Belum lagi mereka-mereka yang mungkin sudah tidak muda lagi. Kesempatan mendapatkan pekerjaan baru tentu semakin berat. Semoga Hero Group benar-benar memperhatikan hal tersebut, sehingga bisa memberikan kompensasi yang layak untuk para karyawannnya.
Giant tak Sendiri
Hantaman pandemi nyatanya memang tak hanya menyerang Giant. Sejumlah retail di Tanah Air sejak tahun lalu juga mulai menunjukkan ketidakmampuannya menghadapi "badai" Covid-19 yang melanda segala lini kehidupan termasuk ekonomi.
Pembatasan sosial membuat banyak bisnis model ritel semakin kehilangan pengunjung dan pendapatan. Peralihan ke digital tentu tak bisa serta merta langsung menyelamatkan bisnis.
Sebut saja Ramayana dan Matahari Departemen Store yang sudah lebih dulu menutup sejumlah toko mereka akibat pandemi. Atau ritel fesyen H&M yang juga menutup ratusan tokonya di Tanah Air.
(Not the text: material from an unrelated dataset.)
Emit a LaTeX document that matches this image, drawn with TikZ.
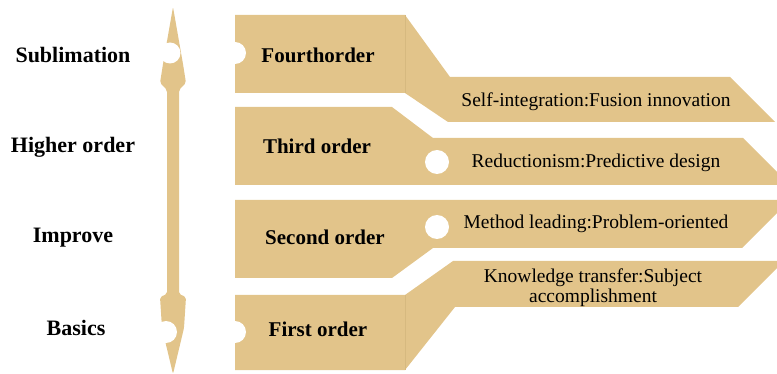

Restoran siap saji anak perusahaan Lotte Mart, Lotteria Indonesia, juga menutup seluruh gerainya pada pertengahan Juni tahun lalu.
Berkurangnya pengunjung, karena kekhawatiran akan penularan Covid-19 membuat pendapatan bisnis ritel-ritel ini merosot tajam. Pandemi yang belum terlihat ujungnya ini pun mulai membuat banyak ritel mengubah pola 'jualan' mereka dengan lebih meningkatkan layanan digital. Alhasil pengurangan toko dan karyawan pun tak lagi bisa terelakkan.
Sungguh ironis, betapa hantaman pandemi Covid-19 ini belum juga berkurang meski telah satu tahun lebih berjalan. Padahal, awal Mei lalu, Badan Pusat Statistik (BPS) menunjukkan ekonomi Indonesia mendekati zona positif.
Kepala BPS Suhariyanto mengumumkan, pertumbuhan ekonomi pada kuartal I 2021 minus 0,74 persen terhadap periode sama tahun lalu 2020 (year on year/yoy). Menurut Suhariyanto, angka tersebut menunjukkan adanya tren perbaikan semenjak ekonomi Indonesia mengalami kontraksi pada kuartal II 2020 akibat pandemi Covid-19.
Suhariyanto dalam pemaparannya mengaku optimistis tren pemulihan akan terus berlanjut. Apalagi, perekonomian global pada kuartal I menunjukkan perbaikan.
Ini menurutnya, tercipta akibat program vaksinasi Covid-19 yang telah dilakukan maupun sedang berlangsung di beberapa negara, termasuk di Tanah Air. Untuk itu, pemerintah terus menggencarkan program vaksinasi Covid-19. Tujuan akhirnya, tentu tercapainya kekebalan global yang mampu mengakhiri pandemi Covid-19.